For many, this season is a good time to get outside and enjoy numerous outdoor activities like skiing and skating.
Snow, ice and cold weather can be fun, but it can also pose some dangers of which parents/guardians, teachers and students need to be aware.
The following are some simple tips to help keep you warm over the coming cold months:
- Pay close attention to local weather forecasting to be aware of any impending storms or winter weather systems. Plan appropriately.
- If schools are to close due to adverse weather, announcements will be made through local radio stations and school alerting systems. Notices will also be placed on the School Status Report section of this website. Parents/guardians are encouraged to monitor closely and ensure there are appropriate plans in place for family members.
- Wear a hat; a lot of body heat is lost through the head.
- Keep ears covered at all times to prevent frostbite.
- Mittens are recommended over gloves so that fingers can be bunched together for warmth.
- Wear warm, waterproof boots that are roomy enough for an extra pair of socks and to wiggle toes around.

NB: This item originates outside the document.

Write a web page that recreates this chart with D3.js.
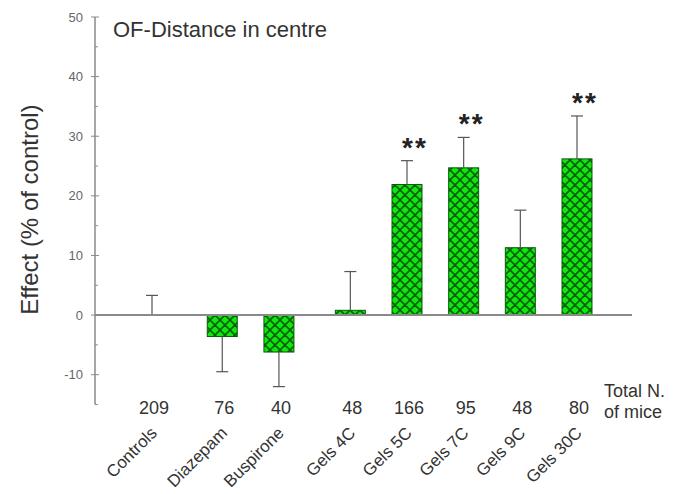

- After play, remove wet clothing and boots immediately.
- Ensure you are dressed appropriately for weather conditions. Dress your child in layers that can be put on and taken off easily. If a child's feet and hands are warm, what they are wearing is usually good.
- Take extra caution when waiting at bus stops and crossing roads. Pavement can be extremely slippery this time of year and it may be hard for drivers to see children playing in winter weather.
- Do not play alone outside. Establish a buddy system with one or more friends to look out for each other and make sure to take 'warm-up' breaks during prolonged winter play.
- Never send children outside in extreme weather conditions, such as snowstorms.
- Stay away from snowplows and snowblowers. Make sure you chose play areas that are away from roads, fences and water.
- Do not play on roadside snowbanks, as snowplow drivers and other vehicles may not see children playing.
- Help children choose play areas with a warm shelter nearby, such as a friend's house.
- If skating outside, make sure you do so safely. Never assume it is safe to skate on a lake or pond. Speak with local law enforcement about the safety of local waters. An adult should check the ice thickness accordingly before skating:
- 15 cm for walking or skating alone
- 20 cm for skating parties or games
- 25 cm for snowmobiles.
- Be aware that if the temperature or windchill is reported to be -25 degrees Celsius, exposed skill can begin to freeze. Take measures to ensure all skin is covered and routinely take warming breaks to combat the cold.